Given instruction
Copy all entries without alteration and skip the pictures they hold.

Material for the task
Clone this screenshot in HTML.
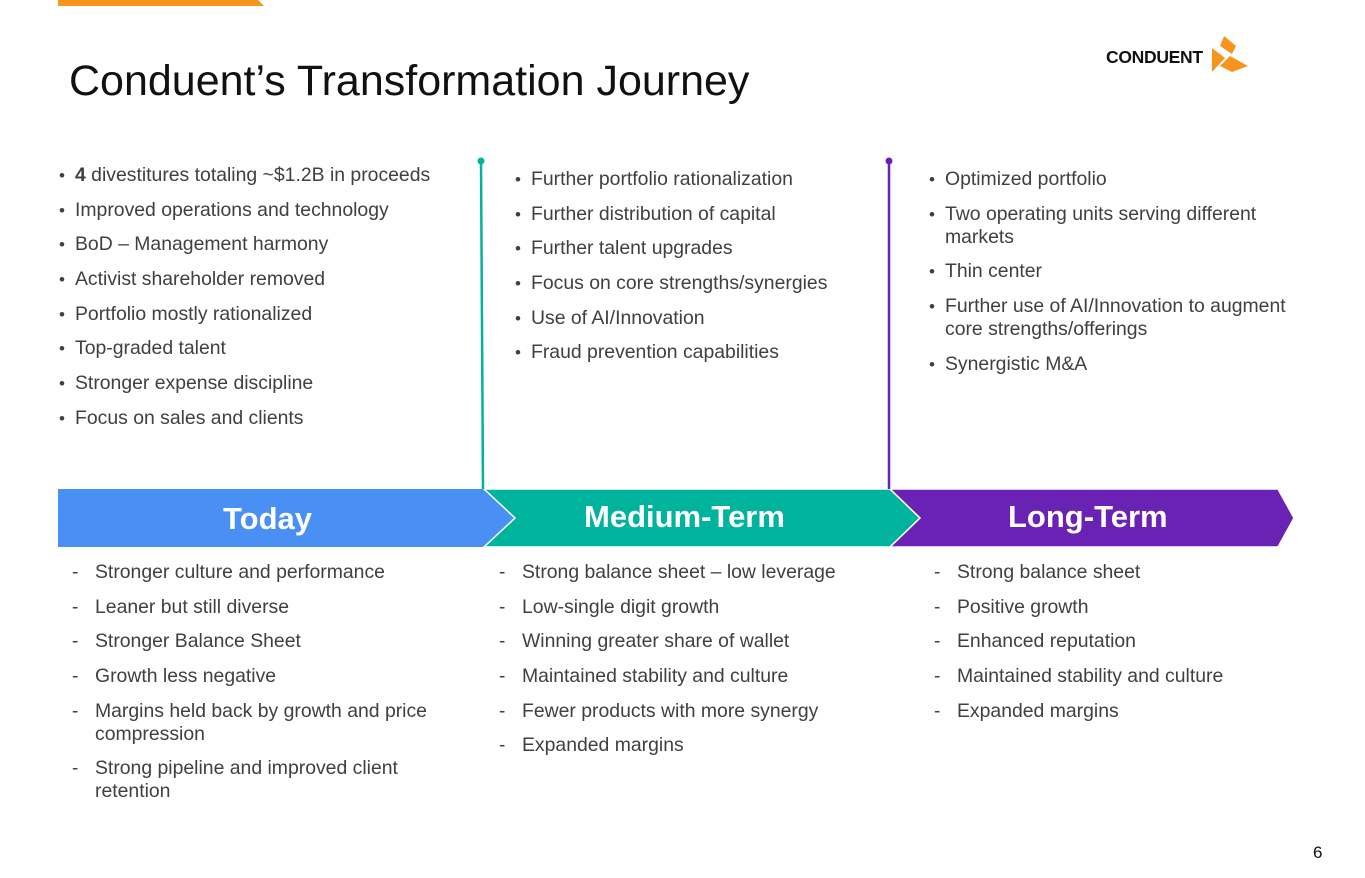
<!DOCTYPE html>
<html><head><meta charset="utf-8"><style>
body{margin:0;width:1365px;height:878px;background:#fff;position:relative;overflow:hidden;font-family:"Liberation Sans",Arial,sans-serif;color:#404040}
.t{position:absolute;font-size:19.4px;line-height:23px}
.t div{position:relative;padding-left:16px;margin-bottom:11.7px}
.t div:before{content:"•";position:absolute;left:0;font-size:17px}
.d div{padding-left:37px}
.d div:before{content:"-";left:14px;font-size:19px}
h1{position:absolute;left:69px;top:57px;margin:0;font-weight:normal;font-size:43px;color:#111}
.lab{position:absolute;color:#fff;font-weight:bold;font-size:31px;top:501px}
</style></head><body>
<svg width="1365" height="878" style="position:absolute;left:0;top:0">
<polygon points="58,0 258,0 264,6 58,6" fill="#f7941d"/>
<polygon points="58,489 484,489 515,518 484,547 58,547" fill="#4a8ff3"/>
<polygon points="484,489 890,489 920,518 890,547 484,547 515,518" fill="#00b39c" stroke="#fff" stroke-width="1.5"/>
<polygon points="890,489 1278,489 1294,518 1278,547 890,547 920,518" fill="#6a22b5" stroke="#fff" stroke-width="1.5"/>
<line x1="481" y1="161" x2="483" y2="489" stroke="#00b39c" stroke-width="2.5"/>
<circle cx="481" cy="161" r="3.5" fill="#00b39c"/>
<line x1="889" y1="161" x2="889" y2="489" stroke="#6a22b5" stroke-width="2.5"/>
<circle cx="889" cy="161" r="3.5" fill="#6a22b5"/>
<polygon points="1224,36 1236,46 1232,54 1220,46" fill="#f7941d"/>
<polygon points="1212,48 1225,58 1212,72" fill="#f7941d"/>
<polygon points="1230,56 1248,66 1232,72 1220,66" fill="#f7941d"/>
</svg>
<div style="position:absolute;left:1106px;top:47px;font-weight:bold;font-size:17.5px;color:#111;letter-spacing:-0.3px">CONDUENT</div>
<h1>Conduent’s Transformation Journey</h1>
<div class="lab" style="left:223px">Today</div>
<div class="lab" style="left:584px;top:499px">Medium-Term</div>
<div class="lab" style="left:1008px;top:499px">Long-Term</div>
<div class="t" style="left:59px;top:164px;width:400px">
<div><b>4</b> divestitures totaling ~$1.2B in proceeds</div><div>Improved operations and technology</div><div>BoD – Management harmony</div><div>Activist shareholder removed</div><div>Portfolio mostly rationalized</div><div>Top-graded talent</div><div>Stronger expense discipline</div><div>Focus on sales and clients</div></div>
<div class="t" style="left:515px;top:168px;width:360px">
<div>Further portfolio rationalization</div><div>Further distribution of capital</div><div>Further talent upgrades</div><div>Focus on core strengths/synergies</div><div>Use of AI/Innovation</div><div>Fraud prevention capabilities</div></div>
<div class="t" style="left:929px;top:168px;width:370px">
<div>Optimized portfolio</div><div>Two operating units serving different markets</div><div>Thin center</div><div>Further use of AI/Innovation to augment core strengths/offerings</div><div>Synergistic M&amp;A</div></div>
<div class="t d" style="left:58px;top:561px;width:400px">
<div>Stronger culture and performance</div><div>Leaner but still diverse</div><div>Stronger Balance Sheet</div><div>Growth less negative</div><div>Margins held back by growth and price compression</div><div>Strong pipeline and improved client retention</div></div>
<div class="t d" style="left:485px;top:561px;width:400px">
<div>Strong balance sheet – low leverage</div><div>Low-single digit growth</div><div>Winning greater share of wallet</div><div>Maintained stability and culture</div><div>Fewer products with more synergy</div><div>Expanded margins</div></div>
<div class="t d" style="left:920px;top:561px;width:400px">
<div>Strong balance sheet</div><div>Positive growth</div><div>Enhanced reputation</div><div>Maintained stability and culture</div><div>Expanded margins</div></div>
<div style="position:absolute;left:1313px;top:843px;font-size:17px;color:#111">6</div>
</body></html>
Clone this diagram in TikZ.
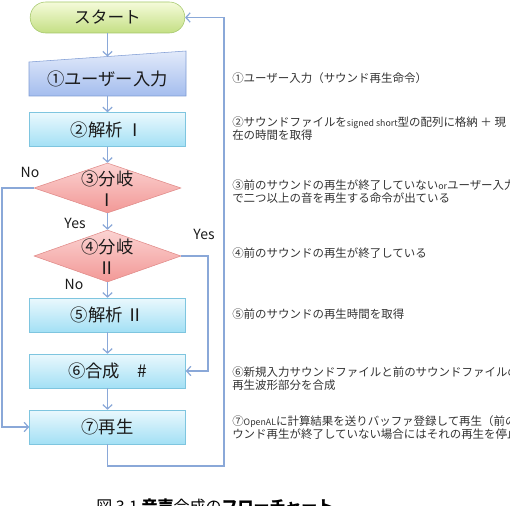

Solution to this task
Clone this screenshot in HTML.
<!DOCTYPE html>
<html><head><meta charset="utf-8"><style>
body{margin:0;width:1365px;height:878px;background:#fff;position:relative;overflow:hidden;font-family:"Liberation Sans",Arial,sans-serif;color:#404040}
.t{position:absolute;font-size:19.4px;line-height:23px}
.t div{position:relative;padding-left:16px;margin-bottom:11.7px}
.t div:before{content:"•";position:absolute;left:0;font-size:17px}
.d div{padding-left:37px}
.d div:before{content:"-";left:14px;font-size:19px}
h1{position:absolute;left:69px;top:57px;margin:0;font-weight:normal;font-size:43px;color:#111}
.lab{position:absolute;color:#fff;font-weight:bold;font-size:31px;top:501px}
</style></head><body>
<svg width="1365" height="878" style="position:absolute;left:0;top:0">
<polygon points="58,0 258,0 264,6 58,6" fill="#f7941d"/>
<polygon points="58,489 484,489 515,518 484,547 58,547" fill="#4a8ff3"/>
<polygon points="484,489 890,489 920,518 890,547 484,547 515,518" fill="#00b39c" stroke="#fff" stroke-width="1.5"/>
<polygon points="890,489 1278,489 1294,518 1278,547 890,547 920,518" fill="#6a22b5" stroke="#fff" stroke-width="1.5"/>
<line x1="481" y1="161" x2="483" y2="489" stroke="#00b39c" stroke-width="2.5"/>
<circle cx="481" cy="161" r="3.5" fill="#00b39c"/>
<line x1="889" y1="161" x2="889" y2="489" stroke="#6a22b5" stroke-width="2.5"/>
<circle cx="889" cy="161" r="3.5" fill="#6a22b5"/>
<polygon points="1224,36 1236,46 1232,54 1220,46" fill="#f7941d"/>
<polygon points="1212,48 1225,58 1212,72" fill="#f7941d"/>
<polygon points="1230,56 1248,66 1232,72 1220,66" fill="#f7941d"/>
</svg>
<div style="position:absolute;left:1106px;top:47px;font-weight:bold;font-size:17.5px;color:#111;letter-spacing:-0.3px">CONDUENT</div>
<h1>Conduent’s Transformation Journey</h1>
<div class="lab" style="left:223px">Today</div>
<div class="lab" style="left:584px;top:499px">Medium-Term</div>
<div class="lab" style="left:1008px;top:499px">Long-Term</div>
<div class="t" style="left:59px;top:164px;width:400px">
<div><b>4</b> divestitures totaling ~$1.2B in proceeds</div><div>Improved operations and technology</div><div>BoD – Management harmony</div><div>Activist shareholder removed</div><div>Portfolio mostly rationalized</div><div>Top-graded talent</div><div>Stronger expense discipline</div><div>Focus on sales and clients</div></div>
<div class="t" style="left:515px;top:168px;width:360px">
<div>Further portfolio rationalization</div><div>Further distribution of capital</div><div>Further talent upgrades</div><div>Focus on core strengths/synergies</div><div>Use of AI/Innovation</div><div>Fraud prevention capabilities</div></div>
<div class="t" style="left:929px;top:168px;width:370px">
<div>Optimized portfolio</div><div>Two operating units serving different markets</div><div>Thin center</div><div>Further use of AI/Innovation to augment core strengths/offerings</div><div>Synergistic M&amp;A</div></div>
<div class="t d" style="left:58px;top:561px;width:400px">
<div>Stronger culture and performance</div><div>Leaner but still diverse</div><div>Stronger Balance Sheet</div><div>Growth less negative</div><div>Margins held back by growth and price compression</div><div>Strong pipeline and improved client retention</div></div>
<div class="t d" style="left:485px;top:561px;width:400px">
<div>Strong balance sheet – low leverage</div><div>Low-single digit growth</div><div>Winning greater share of wallet</div><div>Maintained stability and culture</div><div>Fewer products with more synergy</div><div>Expanded margins</div></div>
<div class="t d" style="left:920px;top:561px;width:400px">
<div>Strong balance sheet</div><div>Positive growth</div><div>Enhanced reputation</div><div>Maintained stability and culture</div><div>Expanded margins</div></div>
<div style="position:absolute;left:1313px;top:843px;font-size:17px;color:#111">6</div>
</body></html>
Clone this diagram in TikZ.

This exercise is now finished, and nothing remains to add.